Cita-cita sejak kecil yang ingin menjadi tentara kembali bergejolak. Saat itulah, Hassanudin yang baru saja duduk di bangku kuliah memilih untuk mengakhiri studinya sebagai calon guru dan memantapkan niatnya untuk mengikuti seleksi Akademi Militer. Ia pun menyampaikan hal itu kepada ibu, uak, dan pamannya.
Singkat cerita ia meninggalkan Palembang dan merantau ke Jawa untuk ikut tes Akademi Militer. “Itu pertama kali saya ke Jawa, mungkin kalau tidak ikut seleksi TNI, saya tidak pernah keluar dari kampung,” katanya.
Hassanudin sama sekali tidak menyangka bisa lulus dan diterima sebagai salah satu calon prajurit TNI. “Saya tidak pernah terbayang itu, benar-benar tidak bisa saya ungkapkan kebahagian saat itu,” imbuhnya.

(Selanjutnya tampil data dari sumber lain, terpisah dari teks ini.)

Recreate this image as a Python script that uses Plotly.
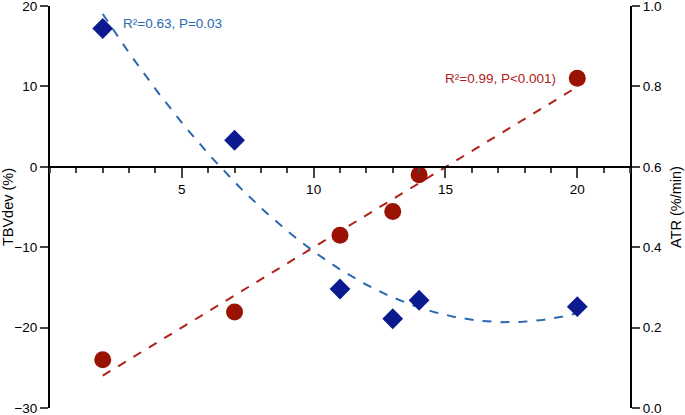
import numpy as np
import plotly.graph_objects as go

# flow values on the x axis
x_vals = [2, 7, 11, 13, 14, 20]
# TBVdev (%) - left axis, diamonds
tbv_dev = [17.2, 3.3, -15.2, -18.9, -16.6, -17.4]
# ATR (%/min) - right axis, circles
atr = [0.12, 0.239, 0.43, 0.489, 0.58, 0.82]

blue_pt = "#0c1a8f"
blue_ln = "#2a68b0"
red_pt = "#9a1204"
red_ln = "#b0221a"
font = "Liberation Sans, Arial, sans-serif"

# fitted curves
xf = np.linspace(min(x_vals), max(x_vals), 200)
tbv_fit = np.polyval(np.polyfit(x_vals, tbv_dev, 2), xf)
atr_fit = np.polyval(np.polyfit(x_vals, atr, 1), xf)

fig = go.Figure()
fig.add_trace(go.Scatter(x=xf, y=tbv_fit, mode="lines",
                         line=dict(color=blue_ln, width=2, dash="dash"), yaxis="y"))
fig.add_trace(go.Scatter(x=xf, y=atr_fit, mode="lines",
                         line=dict(color=red_ln, width=2, dash="dash"), yaxis="y2"))
fig.add_trace(go.Scatter(x=x_vals, y=tbv_dev, mode="markers",
                         marker=dict(symbol="diamond", size=16, color=blue_pt), yaxis="y"))
fig.add_trace(go.Scatter(x=x_vals, y=atr, mode="markers",
                         marker=dict(symbol="circle", size=17, color=red_pt), yaxis="y2"))

fig.add_annotation(x=2.7, y=17.8, xref="x", yref="y", text="R²=0.63, P=0.03",
                   showarrow=False, xanchor="left", font=dict(color=blue_ln, size=13.5))
fig.add_annotation(x=19.25, y=0.82, xref="x", yref="y2", text="R²=0.99, P<0.001)",
                   showarrow=False, xanchor="right", font=dict(color=red_ln, size=13.5))

fig.update_layout(
    width=685, height=415,
    margin=dict(l=50, r=55, t=6, b=7),
    paper_bgcolor="white", plot_bgcolor="white",
    showlegend=False,
    font=dict(family=font, size=13.5, color="black"),
    xaxis=dict(range=[0, 22], tickvals=[5, 10, 15, 20], ticks="outside", ticklen=10,
               tickwidth=1.5, showline=True, linecolor="black", linewidth=2,
               showgrid=False, zeroline=False, anchor="free", position=0.6,
               automargin=False,
               minor=dict(dtick=1, ticks="outside", ticklen=5, tickwidth=1.5,
                          showgrid=False)),
    yaxis=dict(range=[-30, 20], dtick=10, ticks="outside", ticklen=8, tickwidth=1.5,
               showline=True, linecolor="black", linewidth=2, showgrid=False,
               zeroline=False, automargin=False, ticklabeloverflow="allow",
               title=dict(text="TBVdev (%)", standoff=4, font=dict(size=14.5))),
    yaxis2=dict(range=[0, 1], dtick=0.2, tickformat=".1f", overlaying="y", side="right",
                ticks="outside", ticklen=8, tickwidth=1.5, showline=True,
                linecolor="black", linewidth=2, showgrid=False, zeroline=False,
                automargin=False, ticklabeloverflow="allow",
                title=dict(text="ATR (%/min)", standoff=10, font=dict(size=14.5))),
)

fig.write_html("out.html", config={"displayModeBar": False},
               post_script="document.body.style.margin='0';")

Seusai mengikuti pendidikan dan akan dilantik, ada satu momen yang tidak mungkin akan dia lupakan. Saat itu, ia melapor kepada komadannya bahwa ibunya tidak akan datang ke acara pelantikan dirinya karena tidak ada uang. Dirinya pun kemudian dikelompokkan bersama prajurit lain yang juga orang tuanya tidak bisa hadir. Semua berjumlah enam orang.
Dia tak sangggup menahan haru saat melihat teman-temannya yang lain didatangi oleh orang tuanya, dipeluk bangga dengan berbagai ucapan selamat dari sanak famili lainnya. “Tiba-tiba dari kejauhan saya lihat seorang ibu-ibu, mirip mak saya. Dia mencari anaknya, tapi dalam hati tidak mungkin mak saya ke sini, tidak ada uang. Dia semakin mendekat dan ternyata benar beliau emak saya yang datang bersama uak saya,” kenang Hassanudin.
Saat ini, Hassanudin telah menjadi Perwira Tinggi TNI-AD. Lulusan terbaik Susreg XLI 2003 Sekolah Staf dan Komando Angkatan Darat ini pernah mengemban sejumlah jabatan strategis, seperti Komandan Resimen Arhanud 1/Falatehan Kodam jaya (2011), Asrendam 1/ BB, Komandan Pusdik Arhanud di Malang Jatim, Paban I/Jakrenstra Srenad, Komandan Korem 045/Garuda Jaya (2014), Irdam IX/ Udy (2016), Irut Renproggar Itjenad (2017), Waasrena Kasad (2017), Kasdam I/Bukit Barisan (2018), Asrena Kasad (2019), dan kini menjabat sebagai Pangdam Iskandar Muda.